Jazz closes campaign
New York – (Nov. 6, special)
A strange medley of jazz, jingles, and wisecracks, interspersed with political potpourri put the finishing touches tonight on the New Deal’s fourth-term campaign.
For three-quarters of an hour over all major networks, writers, singers, comedians, politicians, and movie stars from Hollywood and New York followed each other in bewildering succession in the Democratic National Committee’s vaudeville jamboree.

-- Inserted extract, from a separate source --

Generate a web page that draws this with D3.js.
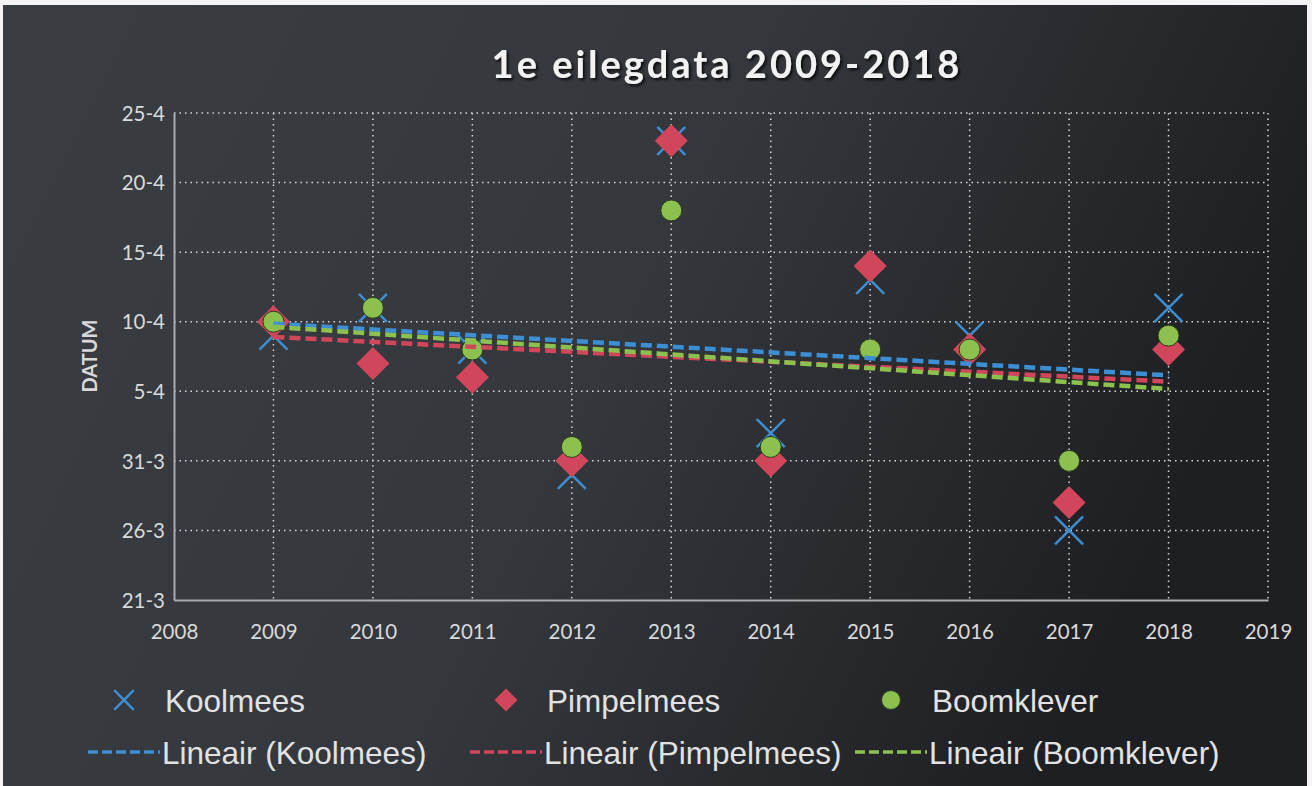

After Frank Sinatra had spoken and others in the heterogeneous array of performers had done their bits, President Roosevelt came on in a serious mood.
Groucho Marx adlibs
Speakers included writer Quentin Reynolds, U.S. Ambassador to Russia W. Averell Harriman, Dorothy Parker, Humphrey Bogart and James Cagney. Groucho Marx adlibbed a few quips on behalf of the New Deal. So did Milton Berle. Several comedians recited bits of doggerel about Dewey and Hoover.
Chants of vote, vote, vote were heard at intervals during the program and an overlay of continuous jazz music made the words of some of the speakers almost indistinguishable. Voices came on the air said to represent typical farmers, union members, aircraft workers, and working girls.